Troubled Nokia brings in Microsoft executive to replace CEO
Nokia, the world's top cellphone maker, brought in Microsoft's Stephen Elop to replace its embattled chief executive and lead a renewed effort to compete in the smartphone market.business Updated: Sep 10, 2010 23:43 IST
Nokia, the world's top cellphone maker, brought in Microsoft's Stephen Elop to replace its embattled chief executive and lead a renewed effort to compete in the smartphone market.
Elop, the head of Microsoft's business division, will take over from Olli-Pekka Kallasvuo on September 21.
Shares in Nokia were up 5.8 per cent and 8.175 euros in early trade.
"It is good that something is happening," said Inge Heydorn, fund manager at Sentat Asset Management.
"They have had problems for a long time and have been behind the curve on trends for the past few years. I think it could be good to get new influences and ideas."

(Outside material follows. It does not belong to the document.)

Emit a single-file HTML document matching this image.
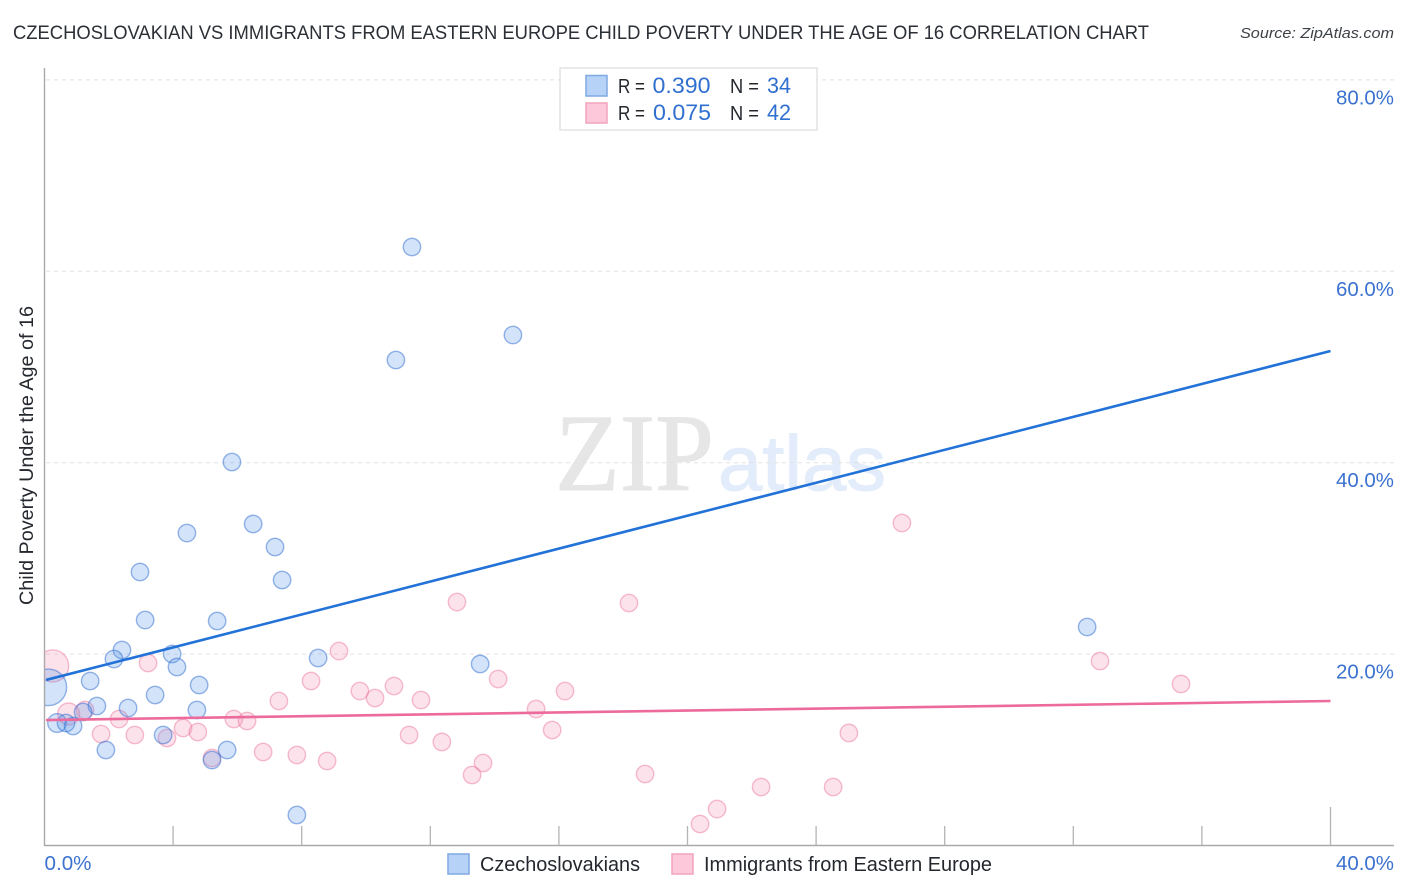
<!DOCTYPE html>
<html lang="en">
<head>
<meta charset="utf-8">
<title>Czechoslovakian vs Immigrants from Eastern Europe Child Poverty Chart</title>
<style>
html,body{margin:0;padding:0;background:#fff;}
body{width:1406px;height:892px;overflow:hidden;}
svg{display:block;font-family:"Liberation Sans",sans-serif;}
</style>
</head>
<body>
<svg id="chart" width="1406" height="892" viewBox="0 0 1406 892" xmlns="http://www.w3.org/2000/svg">
  <defs>
    <clipPath id="plot-clip"><rect x="45" y="60" width="1349" height="786"/></clipPath>
  </defs>
  <text x="13" y="39" font-size="19" fill="#2b2f36" textLength="1136" lengthAdjust="spacingAndGlyphs">CZECHOSLOVAKIAN VS IMMIGRANTS FROM EASTERN EUROPE CHILD POVERTY UNDER THE AGE OF 16 CORRELATION CHART</text>
  <text x="1394" y="38" font-size="15" font-style="italic" fill="#3d4249" text-anchor="end" textLength="154" lengthAdjust="spacingAndGlyphs">Source: ZipAtlas.com</text>

  <g id="watermark">
    <text x="555" y="490" font-family="'Liberation Serif',serif" font-size="110" fill="#e6e6e6" stroke="#e6e6e6" stroke-width="1" textLength="159" lengthAdjust="spacingAndGlyphs">ZIP</text>
    <text x="718" y="490" font-size="78" fill="#e2ecfa" stroke="#e2ecfa" stroke-width="1" textLength="168" lengthAdjust="spacingAndGlyphs">atlas</text>
  </g>

  <g id="grid"></g>
  <g id="axes"></g>
  <g clip-path="url(#plot-clip)">
    <g id="points-pink"></g>
    <g id="points-blue"></g>
    <g id="trends"></g>
  </g>
  <g id="labels"></g>

  <text transform="translate(33,605) rotate(-90)" font-size="19" fill="#24282e" textLength="299" lengthAdjust="spacingAndGlyphs">Child Poverty Under the Age of 16</text>

  <g>
    <rect x="560" y="68" width="257" height="62" fill="#fff" fill-opacity="0.9" stroke="#dcdcdc" stroke-width="1.2"/>
    <rect x="586" y="75.5" width="21" height="20.5" fill="#b6d3f7" stroke="#7fa9e2" stroke-width="1.5"/>
    <rect x="586" y="103" width="21" height="20" fill="#fcc8da" stroke="#f2a4bd" stroke-width="1.5"/>
    <g font-size="20" fill="#24282e">
      <text x="618" y="93" textLength="27" lengthAdjust="spacingAndGlyphs">R =</text>
      <text x="652.5" y="93" fill="#2f6fd0" font-size="22" textLength="58" lengthAdjust="spacingAndGlyphs">0.390</text>
      <text x="730" y="93" textLength="29" lengthAdjust="spacingAndGlyphs">N =</text>
      <text x="767" y="93" fill="#2f6fd0" font-size="22" textLength="24" lengthAdjust="spacingAndGlyphs">34</text>
      <text x="618" y="120" textLength="27" lengthAdjust="spacingAndGlyphs">R =</text>
      <text x="653" y="120" fill="#2f6fd0" font-size="22" textLength="58" lengthAdjust="spacingAndGlyphs">0.075</text>
      <text x="730" y="120" textLength="29" lengthAdjust="spacingAndGlyphs">N =</text>
      <text x="767" y="120" fill="#2f6fd0" font-size="22" textLength="24" lengthAdjust="spacingAndGlyphs">42</text>
    </g>
  </g>

  <g>
    <rect x="448" y="854" width="21" height="20" fill="#b6d3f7" stroke="#7fa9e2" stroke-width="1.5"/>
    <text x="480" y="871" font-size="20" fill="#24282e" textLength="160" lengthAdjust="spacingAndGlyphs">Czechoslovakians</text>
    <rect x="672" y="854" width="21" height="20" fill="#fcc8da" stroke="#f2a4bd" stroke-width="1.5"/>
    <text x="704" y="871" font-size="20" fill="#24282e" textLength="288" lengthAdjust="spacingAndGlyphs">Immigrants from Eastern Europe</text>
  </g>
</svg>
<script>
const yTickValues = [20, 40, 60, 80];
const yTickLabels = ["20.0%", "40.0%", "60.0%", "80.0%"];
const xTickValues = [0, 4, 8, 12, 16, 20, 24, 28, 32, 36, 40];
const xEndValues = [0, 40];
const xEndLabels = ["0.0%", "40.0%"];

const blueX = [11.43,14.57,10.93,5.83,6.49,4.43,7.17,7.39,2.97,3.13,5.37,2.41,2.16,3.97,4.12,8.51,13.55,32.43,1.42,4.81,3.44,1.63,2.60,4.74,1.20,0.39,0.67,0.89,3.69,1.91,5.68,5.21,7.85,0.12];
const blueY = [62.54,53.34,50.73,40.07,33.60,32.65,31.19,27.74,28.58,23.56,23.46,20.43,19.49,20.01,18.65,19.59,18.97,22.83,17.19,16.77,15.73,14.58,14.37,14.16,13.95,12.80,12.80,12.49,11.55,9.98,9.98,8.93,3.19,16.53];
const blueWeight = [1,1,1,1,1,1,1,1,1,1,1,1,1,1,1,1,1,1,1,1,1,1,1,1,1,1.15,1,1,1,1,1,1,1,4.42];

const pinkX = [26.67,12.83,18.18,32.83,35.35,9.16,3.22,8.29,9.81,10.28,10.87,11.71,7.29,16.19,14.11,15.29,15.79,11.34,12.36,25.02,13.64,13.30,18.68,22.29,24.53,20.92,20.39,6.80,7.85,8.79,5.21,5.89,6.30,4.31,4.77,3.81,2.81,2.32,1.76,1.26,0.75,0.255];
const pinkY = [33.70,25.44,25.34,19.28,16.88,20.32,19.07,17.19,16.14,15.41,16.67,15.20,15.10,16.14,17.40,14.26,12.07,11.55,10.82,11.76,8.62,7.37,7.47,6.11,6.11,3.81,2.25,9.77,9.46,8.83,9.14,13.22,13.01,12.28,11.86,11.23,11.55,13.22,11.65,14.16,13.74,18.76];
const pinkWeight = [1,1,1,1,1,1,1,1,1,1,1,1,1,1,1,1,1,1,1,1,1,1,1,1,1,1,1,1,1,1,1,1,1,1,1,1,1,1,1,1,1.6,3.38];

const blueTrendX = [0.05, 40];
const blueTrendY = [17.3, 51.67];
const pinkTrendX = [0.05, 40];
const pinkTrendY = [13.11, 15.1];

const SVG_NS = "http://www.w3.org/2000/svg";
function xScale(v) { return 44.5 + v * 32.15; }
function yScale(v) { return 845.5 - v * 9.57; }
function rScale(w) { return 8.7 * Math.sqrt(w); }
function make(parentId, tag, attrs) {
  const el = document.createElementNS(SVG_NS, tag);
  for (const k in attrs) el.setAttribute(k, attrs[k]);
  document.getElementById(parentId).appendChild(el);
  return el;
}

yTickValues.forEach(function (v) {
  const grid = make("grid", "line", { x1: 46, x2: 1394, y1: yScale(v), y2: yScale(v), stroke: "#e2e2e2", "stroke-width": 1, "stroke-dasharray": "4 4" });
  
  
});

const yAxis = make("axes", "line", { x1: 44.5, x2: 44.5, y1: 68, y2: 846, stroke: "#a9a9a9", "stroke-width": 1.4 });


const xAxis = make("axes", "line", { x1: 44, x2: 1394, y1: 845.5, y2: 845.5, stroke: "#a9a9a9", "stroke-width": 1.4 });



xTickValues.forEach(function (v, i) {
  if (i === 0) return;
  const top = i === xTickValues.length - 1 ? 807 : 826;
  const tick = make("axes", "line", { x1: xScale(v), x2: xScale(v), y1: top, y2: 845, stroke: "#b4b4b4", "stroke-width": 1.3 });
  
  
});

function drawPoints(groupId, xs, ys, ws, fill, stroke, name) {
  xs.forEach(function (x, i) {
    const c = make(groupId, "circle", { cx: xScale(x), cy: yScale(ys[i]), r: rScale(ws[i]), fill: fill, stroke: stroke, "stroke-width": 1.4 });
    
    
  });
}
drawPoints("points-pink", pinkX, pinkY, pinkWeight, "rgba(246,150,182,0.28)", "rgba(236,110,152,0.45)", "immigrants-point");
drawPoints("points-blue", blueX, blueY, blueWeight, "rgba(96,156,232,0.28)", "rgba(48,110,208,0.5)", "czechoslovakians-point");

const blueTrend = make("trends", "line", { x1: xScale(blueTrendX[0]), y1: yScale(blueTrendY[0]), x2: xScale(blueTrendX[1]), y2: yScale(blueTrendY[1]), stroke: "#2272d8", "stroke-width": 2.6 });


const pinkTrend = make("trends", "line", { x1: xScale(pinkTrendX[0]), y1: yScale(pinkTrendY[0]), x2: xScale(pinkTrendX[1]), y2: yScale(pinkTrendY[1]), stroke: "#ec6a9c", "stroke-width": 2.6 });



yTickValues.forEach(function (v, i) {
  const t = make("labels", "text", { x: 1394, y: yScale(v) + 24.5, "font-size": 20, fill: "#3b72d0", "text-anchor": "end", textLength: 58, lengthAdjust: "spacingAndGlyphs" });
  t.textContent = yTickLabels[i];
  
  
});
xEndValues.forEach(function (v, i) {
  const isLast = i === xEndValues.length - 1;
  const t = make("labels", "text", { x: isLast ? 1394 : xScale(v), y: 870, "font-size": 20, fill: "#3b72d0", "text-anchor": isLast ? "end" : "start", textLength: isLast ? 58 : 47, lengthAdjust: "spacingAndGlyphs" });
  t.textContent = xEndLabels[i];
  
  
});
</script>
</body>
</html>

Under Kallasvuo, Nokia has struggled to keep up with new rivals such as Apple and Google in the smartphone market. "Elop faces a daunting task. Nokia has lost its leadership in high tier phones and has struggled with the rise of Internet-led services. All eyes will be on what strategy he adopts to address this," said Ben Wood, head of research, CCS Insight.
Microsoft and Nokia are long-time collaborators, and in August last year formed an alliance to bring Office applications such as Outlook e-mail to Nokia devices.
The Finnish company has lacked a hit smartphone model since its 2006 launch of the N95, and has lost out in the top end of the market to Apple's iPhone.
"Nokia has a communication problem. There is no doubt that Stephen Elop is a better communicator than Kallasvuo," said John Strand, head of telecoms consultancy Strand Consult.
Elop, who joined Microsoft in 2008, was credited with successfully managing the launch of Microsoft's Office 2010 suite of applications earlier this year.
Elop helped steer the company toward online versions of programmes such as Word, Outlook and Excel, which users could access from anywhere and even use on mobile devices, a relatively major advance for Microsoft, whose fortune has been founded on installed software.
"His strong software background and proven record in change management will be valuable assets as we press harder to complete the firm's transformation," Chairman Jorma Ollila said. Nokia said Kallasvuo would get a severance payment of 4.6 million euros ($5.84 million).